Written exercise =
Return the first line, the line containing "const yTitle = 'Viremia", and every line between them, exactly as they stand.

Supplied material =
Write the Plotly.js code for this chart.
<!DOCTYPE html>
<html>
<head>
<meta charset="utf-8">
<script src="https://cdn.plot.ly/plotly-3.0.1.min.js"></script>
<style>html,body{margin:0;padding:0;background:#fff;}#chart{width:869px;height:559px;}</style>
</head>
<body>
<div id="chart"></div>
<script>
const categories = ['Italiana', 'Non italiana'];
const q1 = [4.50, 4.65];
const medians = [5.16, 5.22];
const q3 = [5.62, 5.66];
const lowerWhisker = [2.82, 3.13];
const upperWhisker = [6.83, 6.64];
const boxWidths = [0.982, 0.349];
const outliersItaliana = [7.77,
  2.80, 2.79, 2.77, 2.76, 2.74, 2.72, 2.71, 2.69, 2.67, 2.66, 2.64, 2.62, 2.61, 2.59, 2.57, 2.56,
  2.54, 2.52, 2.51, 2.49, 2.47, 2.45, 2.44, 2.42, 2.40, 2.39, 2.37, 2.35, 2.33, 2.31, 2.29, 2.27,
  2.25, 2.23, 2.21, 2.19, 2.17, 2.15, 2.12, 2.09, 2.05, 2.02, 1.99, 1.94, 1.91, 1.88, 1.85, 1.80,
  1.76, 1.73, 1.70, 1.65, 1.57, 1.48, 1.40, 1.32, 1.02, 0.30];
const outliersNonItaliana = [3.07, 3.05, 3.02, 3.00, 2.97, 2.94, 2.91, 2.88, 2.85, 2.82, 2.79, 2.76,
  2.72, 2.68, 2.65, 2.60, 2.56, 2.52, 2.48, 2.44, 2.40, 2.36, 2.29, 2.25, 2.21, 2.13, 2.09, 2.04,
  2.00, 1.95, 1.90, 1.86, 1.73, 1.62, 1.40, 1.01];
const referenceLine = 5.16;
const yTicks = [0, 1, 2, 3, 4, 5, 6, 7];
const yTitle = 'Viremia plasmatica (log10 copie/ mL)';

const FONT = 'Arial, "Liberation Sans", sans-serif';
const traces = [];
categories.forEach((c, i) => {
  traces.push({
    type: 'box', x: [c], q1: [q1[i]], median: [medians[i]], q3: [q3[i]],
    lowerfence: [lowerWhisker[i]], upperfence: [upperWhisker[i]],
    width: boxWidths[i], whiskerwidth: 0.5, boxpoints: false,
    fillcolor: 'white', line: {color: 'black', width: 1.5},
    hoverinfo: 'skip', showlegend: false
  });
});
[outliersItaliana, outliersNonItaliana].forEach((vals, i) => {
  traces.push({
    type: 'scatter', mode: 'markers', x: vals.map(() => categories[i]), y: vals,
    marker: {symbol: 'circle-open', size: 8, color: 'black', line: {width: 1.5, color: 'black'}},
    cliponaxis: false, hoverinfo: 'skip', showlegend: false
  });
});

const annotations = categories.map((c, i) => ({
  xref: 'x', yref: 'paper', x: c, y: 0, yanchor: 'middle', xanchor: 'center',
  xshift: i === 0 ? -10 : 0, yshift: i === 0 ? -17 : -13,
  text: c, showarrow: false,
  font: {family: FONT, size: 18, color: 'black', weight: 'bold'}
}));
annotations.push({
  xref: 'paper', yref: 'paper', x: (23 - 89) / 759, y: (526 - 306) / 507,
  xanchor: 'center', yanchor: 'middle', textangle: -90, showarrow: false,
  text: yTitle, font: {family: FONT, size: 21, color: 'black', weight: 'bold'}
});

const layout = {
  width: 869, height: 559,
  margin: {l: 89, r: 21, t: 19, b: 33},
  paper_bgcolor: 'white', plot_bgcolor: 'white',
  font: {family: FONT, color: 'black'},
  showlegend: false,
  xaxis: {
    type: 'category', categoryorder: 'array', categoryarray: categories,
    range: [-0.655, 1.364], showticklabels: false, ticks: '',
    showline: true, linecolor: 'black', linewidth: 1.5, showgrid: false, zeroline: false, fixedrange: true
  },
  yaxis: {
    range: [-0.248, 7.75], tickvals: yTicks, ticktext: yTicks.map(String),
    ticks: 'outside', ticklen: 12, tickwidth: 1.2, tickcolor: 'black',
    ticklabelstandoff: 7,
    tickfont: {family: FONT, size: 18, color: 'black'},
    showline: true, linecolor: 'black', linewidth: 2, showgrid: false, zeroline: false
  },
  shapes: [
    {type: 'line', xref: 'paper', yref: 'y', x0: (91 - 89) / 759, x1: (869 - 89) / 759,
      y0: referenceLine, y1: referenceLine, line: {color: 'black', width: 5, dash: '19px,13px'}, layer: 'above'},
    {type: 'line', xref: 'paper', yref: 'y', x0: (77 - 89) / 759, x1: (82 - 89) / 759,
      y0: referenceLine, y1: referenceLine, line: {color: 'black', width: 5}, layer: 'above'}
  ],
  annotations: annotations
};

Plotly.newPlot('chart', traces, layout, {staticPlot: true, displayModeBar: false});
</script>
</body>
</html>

Exercise response =
Write the Plotly.js code for this chart.
<!DOCTYPE html>
<html>
<head>
<meta charset="utf-8">
<script src="https://cdn.plot.ly/plotly-3.0.1.min.js"></script>
<style>html,body{margin:0;padding:0;background:#fff;}#chart{width:869px;height:559px;}</style>
</head>
<body>
<div id="chart"></div>
<script>
const categories = ['Italiana', 'Non italiana'];
const q1 = [4.50, 4.65];
const medians = [5.16, 5.22];
const q3 = [5.62, 5.66];
const lowerWhisker = [2.82, 3.13];
const upperWhisker = [6.83, 6.64];
const boxWidths = [0.982, 0.349];
const outliersItaliana = [7.77,
  2.80, 2.79, 2.77, 2.76, 2.74, 2.72, 2.71, 2.69, 2.67, 2.66, 2.64, 2.62, 2.61, 2.59, 2.57, 2.56,
  2.54, 2.52, 2.51, 2.49, 2.47, 2.45, 2.44, 2.42, 2.40, 2.39, 2.37, 2.35, 2.33, 2.31, 2.29, 2.27,
  2.25, 2.23, 2.21, 2.19, 2.17, 2.15, 2.12, 2.09, 2.05, 2.02, 1.99, 1.94, 1.91, 1.88, 1.85, 1.80,
  1.76, 1.73, 1.70, 1.65, 1.57, 1.48, 1.40, 1.32, 1.02, 0.30];
const outliersNonItaliana = [3.07, 3.05, 3.02, 3.00, 2.97, 2.94, 2.91, 2.88, 2.85, 2.82, 2.79, 2.76,
  2.72, 2.68, 2.65, 2.60, 2.56, 2.52, 2.48, 2.44, 2.40, 2.36, 2.29, 2.25, 2.21, 2.13, 2.09, 2.04,
  2.00, 1.95, 1.90, 1.86, 1.73, 1.62, 1.40, 1.01];
const referenceLine = 5.16;
const yTicks = [0, 1, 2, 3, 4, 5, 6, 7];
const yTitle = 'Viremia plasmatica (log10 copie/ mL)';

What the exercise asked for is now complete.